**Problem description**:
Leaving out the pictures, retype the lines from the beginning of the listing through the line containing "capex_new_y = [555, 640, 716, 815, 940, 1035, 1077, 1124]".

## start

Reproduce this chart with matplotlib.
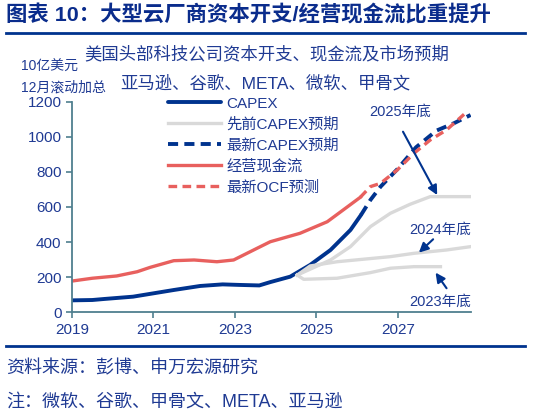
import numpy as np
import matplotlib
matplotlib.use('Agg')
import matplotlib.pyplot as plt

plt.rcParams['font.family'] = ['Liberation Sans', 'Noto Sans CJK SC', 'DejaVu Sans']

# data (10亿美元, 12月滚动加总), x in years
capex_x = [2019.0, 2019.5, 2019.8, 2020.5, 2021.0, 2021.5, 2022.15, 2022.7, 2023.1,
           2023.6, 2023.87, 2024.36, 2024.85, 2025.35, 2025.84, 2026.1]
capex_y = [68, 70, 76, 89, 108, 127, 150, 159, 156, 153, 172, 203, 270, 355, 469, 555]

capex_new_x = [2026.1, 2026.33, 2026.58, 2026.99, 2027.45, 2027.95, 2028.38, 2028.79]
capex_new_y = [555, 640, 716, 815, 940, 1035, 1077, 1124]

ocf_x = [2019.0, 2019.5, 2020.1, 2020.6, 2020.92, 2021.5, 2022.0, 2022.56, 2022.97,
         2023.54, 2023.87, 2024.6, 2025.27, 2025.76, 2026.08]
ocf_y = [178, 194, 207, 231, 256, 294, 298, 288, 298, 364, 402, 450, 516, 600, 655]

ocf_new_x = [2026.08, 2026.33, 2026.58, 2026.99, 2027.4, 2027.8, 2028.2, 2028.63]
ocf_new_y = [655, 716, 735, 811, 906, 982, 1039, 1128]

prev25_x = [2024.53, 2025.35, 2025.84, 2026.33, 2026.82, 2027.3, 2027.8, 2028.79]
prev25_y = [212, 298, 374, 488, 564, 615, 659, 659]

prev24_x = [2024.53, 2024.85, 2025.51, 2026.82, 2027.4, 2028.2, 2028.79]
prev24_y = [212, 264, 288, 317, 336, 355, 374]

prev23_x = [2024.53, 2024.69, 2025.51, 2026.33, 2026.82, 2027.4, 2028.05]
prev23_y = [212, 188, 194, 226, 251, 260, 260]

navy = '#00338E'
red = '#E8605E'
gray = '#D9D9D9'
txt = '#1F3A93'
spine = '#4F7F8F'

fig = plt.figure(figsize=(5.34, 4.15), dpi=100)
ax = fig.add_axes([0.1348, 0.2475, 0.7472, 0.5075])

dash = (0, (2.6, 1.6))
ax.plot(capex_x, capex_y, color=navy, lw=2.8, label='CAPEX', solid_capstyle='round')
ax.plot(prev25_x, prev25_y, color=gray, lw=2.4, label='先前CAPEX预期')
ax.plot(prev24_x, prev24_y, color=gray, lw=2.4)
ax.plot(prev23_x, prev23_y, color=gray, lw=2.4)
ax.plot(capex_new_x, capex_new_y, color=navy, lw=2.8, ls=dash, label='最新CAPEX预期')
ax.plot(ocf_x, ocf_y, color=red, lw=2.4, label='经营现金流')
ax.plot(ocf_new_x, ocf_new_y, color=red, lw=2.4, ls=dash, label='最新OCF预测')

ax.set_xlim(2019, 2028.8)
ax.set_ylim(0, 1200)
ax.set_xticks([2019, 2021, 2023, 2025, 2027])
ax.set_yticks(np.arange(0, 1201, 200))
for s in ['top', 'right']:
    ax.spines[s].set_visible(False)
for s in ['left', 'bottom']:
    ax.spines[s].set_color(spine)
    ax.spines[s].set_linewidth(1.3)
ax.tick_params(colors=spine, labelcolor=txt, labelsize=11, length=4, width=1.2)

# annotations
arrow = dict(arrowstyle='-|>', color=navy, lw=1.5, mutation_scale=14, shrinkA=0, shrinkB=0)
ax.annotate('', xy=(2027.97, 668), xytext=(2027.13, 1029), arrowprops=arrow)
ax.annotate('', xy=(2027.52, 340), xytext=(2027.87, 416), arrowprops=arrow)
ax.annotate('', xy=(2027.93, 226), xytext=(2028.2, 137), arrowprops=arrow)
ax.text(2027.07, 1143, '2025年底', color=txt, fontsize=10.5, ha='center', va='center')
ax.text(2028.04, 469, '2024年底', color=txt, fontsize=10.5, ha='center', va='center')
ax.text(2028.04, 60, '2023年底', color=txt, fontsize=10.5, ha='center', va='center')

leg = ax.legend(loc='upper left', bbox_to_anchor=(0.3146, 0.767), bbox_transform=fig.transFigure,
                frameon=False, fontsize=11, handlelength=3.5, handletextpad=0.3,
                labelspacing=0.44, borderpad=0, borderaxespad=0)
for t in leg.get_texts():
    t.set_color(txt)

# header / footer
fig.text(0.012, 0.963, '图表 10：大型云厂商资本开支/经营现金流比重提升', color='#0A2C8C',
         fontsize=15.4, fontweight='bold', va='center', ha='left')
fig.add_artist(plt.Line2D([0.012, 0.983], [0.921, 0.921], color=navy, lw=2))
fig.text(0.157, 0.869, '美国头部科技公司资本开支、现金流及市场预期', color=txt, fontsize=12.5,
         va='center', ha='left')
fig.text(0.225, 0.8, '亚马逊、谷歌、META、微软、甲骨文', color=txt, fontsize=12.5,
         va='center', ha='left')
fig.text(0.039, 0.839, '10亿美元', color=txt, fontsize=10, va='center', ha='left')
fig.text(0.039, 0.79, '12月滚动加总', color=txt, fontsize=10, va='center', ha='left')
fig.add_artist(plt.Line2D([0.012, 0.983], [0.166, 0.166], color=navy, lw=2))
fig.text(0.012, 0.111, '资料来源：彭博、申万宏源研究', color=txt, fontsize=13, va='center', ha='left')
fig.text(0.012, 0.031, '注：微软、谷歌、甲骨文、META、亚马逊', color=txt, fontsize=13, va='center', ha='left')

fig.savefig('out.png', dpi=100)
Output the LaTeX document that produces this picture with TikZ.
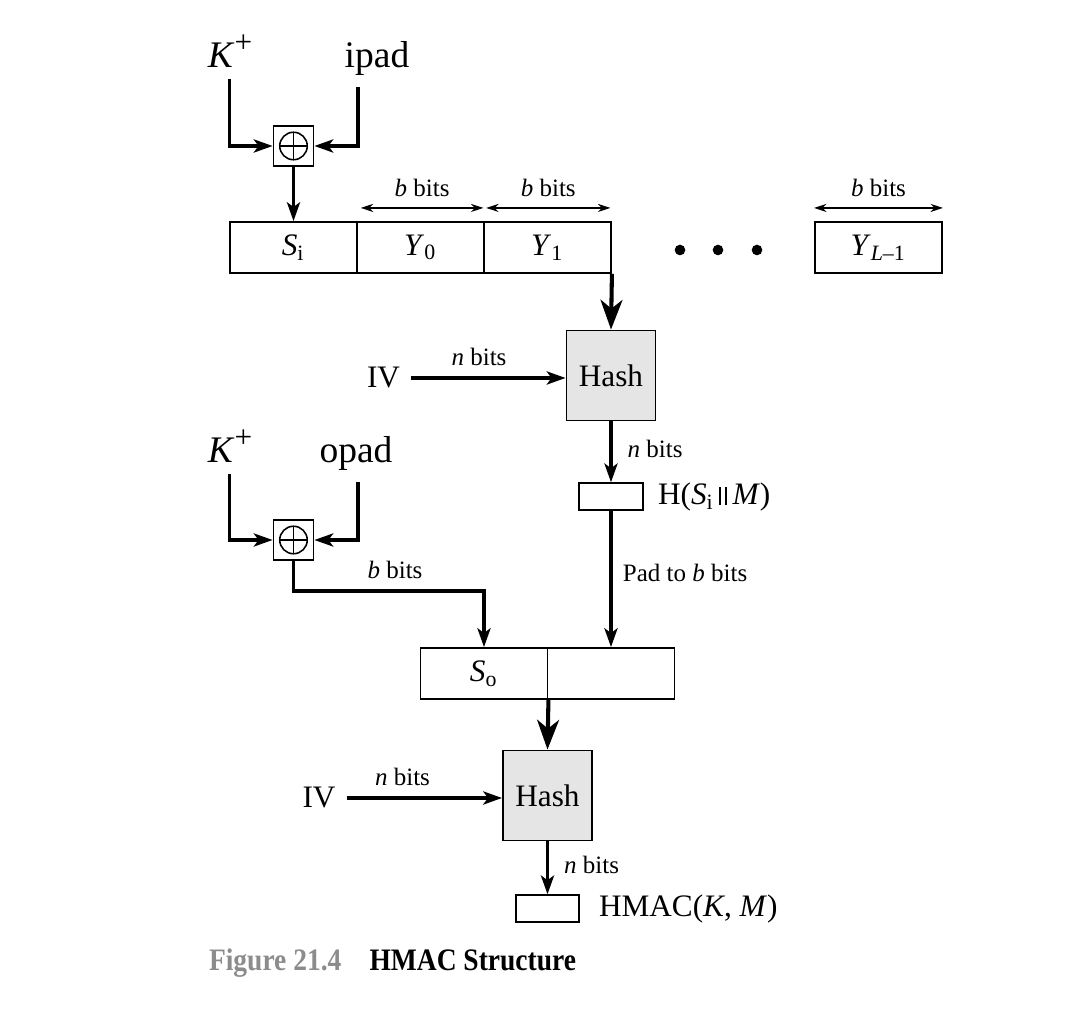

## end

**Task output**:
Reproduce this chart with matplotlib.
import numpy as np
import matplotlib
matplotlib.use('Agg')
import matplotlib.pyplot as plt

plt.rcParams['font.family'] = ['Liberation Sans', 'Noto Sans CJK SC', 'DejaVu Sans']

# data (10亿美元, 12月滚动加总), x in years
capex_x = [2019.0, 2019.5, 2019.8, 2020.5, 2021.0, 2021.5, 2022.15, 2022.7, 2023.1,
           2023.6, 2023.87, 2024.36, 2024.85, 2025.35, 2025.84, 2026.1]
capex_y = [68, 70, 76, 89, 108, 127, 150, 159, 156, 153, 172, 203, 270, 355, 469, 555]

capex_new_x = [2026.1, 2026.33, 2026.58, 2026.99, 2027.45, 2027.95, 2028.38, 2028.79]
capex_new_y = [555, 640, 716, 815, 940, 1035, 1077, 1124]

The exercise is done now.